>> Begin Record extracts
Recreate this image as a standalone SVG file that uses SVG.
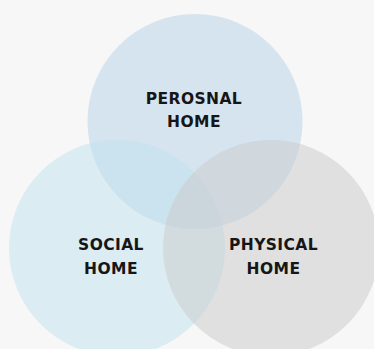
>> End Record extracts
>> Begin Record extracts
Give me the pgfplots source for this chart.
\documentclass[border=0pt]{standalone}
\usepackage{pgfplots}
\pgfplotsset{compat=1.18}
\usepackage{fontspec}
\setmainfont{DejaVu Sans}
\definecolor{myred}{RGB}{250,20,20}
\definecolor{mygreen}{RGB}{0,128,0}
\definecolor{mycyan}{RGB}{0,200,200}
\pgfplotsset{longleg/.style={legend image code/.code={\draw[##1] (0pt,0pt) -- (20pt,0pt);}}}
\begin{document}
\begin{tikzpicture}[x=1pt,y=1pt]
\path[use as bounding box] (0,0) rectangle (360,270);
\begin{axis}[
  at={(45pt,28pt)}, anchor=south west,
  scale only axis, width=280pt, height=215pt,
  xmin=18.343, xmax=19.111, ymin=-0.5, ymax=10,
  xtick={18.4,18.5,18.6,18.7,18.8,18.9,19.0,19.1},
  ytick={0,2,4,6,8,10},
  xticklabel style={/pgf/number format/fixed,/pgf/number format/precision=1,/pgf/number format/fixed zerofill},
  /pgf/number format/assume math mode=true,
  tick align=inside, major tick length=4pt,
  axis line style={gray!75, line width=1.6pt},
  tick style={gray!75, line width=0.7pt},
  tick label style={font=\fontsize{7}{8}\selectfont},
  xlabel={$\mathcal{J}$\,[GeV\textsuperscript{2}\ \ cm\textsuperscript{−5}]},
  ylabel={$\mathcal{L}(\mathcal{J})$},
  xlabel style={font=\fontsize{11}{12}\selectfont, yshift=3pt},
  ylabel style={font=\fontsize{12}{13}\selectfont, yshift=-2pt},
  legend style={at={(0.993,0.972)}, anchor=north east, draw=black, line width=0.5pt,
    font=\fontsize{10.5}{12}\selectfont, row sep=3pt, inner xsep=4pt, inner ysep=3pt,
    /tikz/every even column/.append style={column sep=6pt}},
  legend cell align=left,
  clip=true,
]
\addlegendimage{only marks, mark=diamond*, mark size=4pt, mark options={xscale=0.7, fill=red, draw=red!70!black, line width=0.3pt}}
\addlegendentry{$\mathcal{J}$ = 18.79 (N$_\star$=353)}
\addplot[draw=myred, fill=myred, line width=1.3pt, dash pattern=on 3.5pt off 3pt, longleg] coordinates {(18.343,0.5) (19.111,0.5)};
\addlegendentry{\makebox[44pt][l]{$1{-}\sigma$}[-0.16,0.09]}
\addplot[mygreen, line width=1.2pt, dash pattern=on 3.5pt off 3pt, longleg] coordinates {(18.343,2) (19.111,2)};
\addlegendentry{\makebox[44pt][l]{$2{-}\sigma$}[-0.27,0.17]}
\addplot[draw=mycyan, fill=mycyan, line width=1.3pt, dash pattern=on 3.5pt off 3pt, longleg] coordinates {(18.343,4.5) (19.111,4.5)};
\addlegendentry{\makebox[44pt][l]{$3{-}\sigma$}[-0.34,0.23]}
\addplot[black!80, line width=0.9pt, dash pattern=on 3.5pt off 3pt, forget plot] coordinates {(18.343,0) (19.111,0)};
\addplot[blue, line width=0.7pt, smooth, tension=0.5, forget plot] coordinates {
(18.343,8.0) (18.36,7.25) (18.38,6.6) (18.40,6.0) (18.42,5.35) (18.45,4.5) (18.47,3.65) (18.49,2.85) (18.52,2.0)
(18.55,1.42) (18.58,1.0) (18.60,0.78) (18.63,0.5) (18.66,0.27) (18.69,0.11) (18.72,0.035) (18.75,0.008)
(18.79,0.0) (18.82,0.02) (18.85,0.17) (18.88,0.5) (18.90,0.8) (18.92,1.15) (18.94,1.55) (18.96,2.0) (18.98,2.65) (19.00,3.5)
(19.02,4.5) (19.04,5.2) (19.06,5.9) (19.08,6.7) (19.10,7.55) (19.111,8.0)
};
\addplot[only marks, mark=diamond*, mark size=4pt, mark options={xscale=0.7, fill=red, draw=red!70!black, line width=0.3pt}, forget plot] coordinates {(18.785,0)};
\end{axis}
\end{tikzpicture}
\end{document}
>> End Record extracts
## Written request
Only a number is wanted: how many lines contain the word "standalone"?

## Exercise solution
2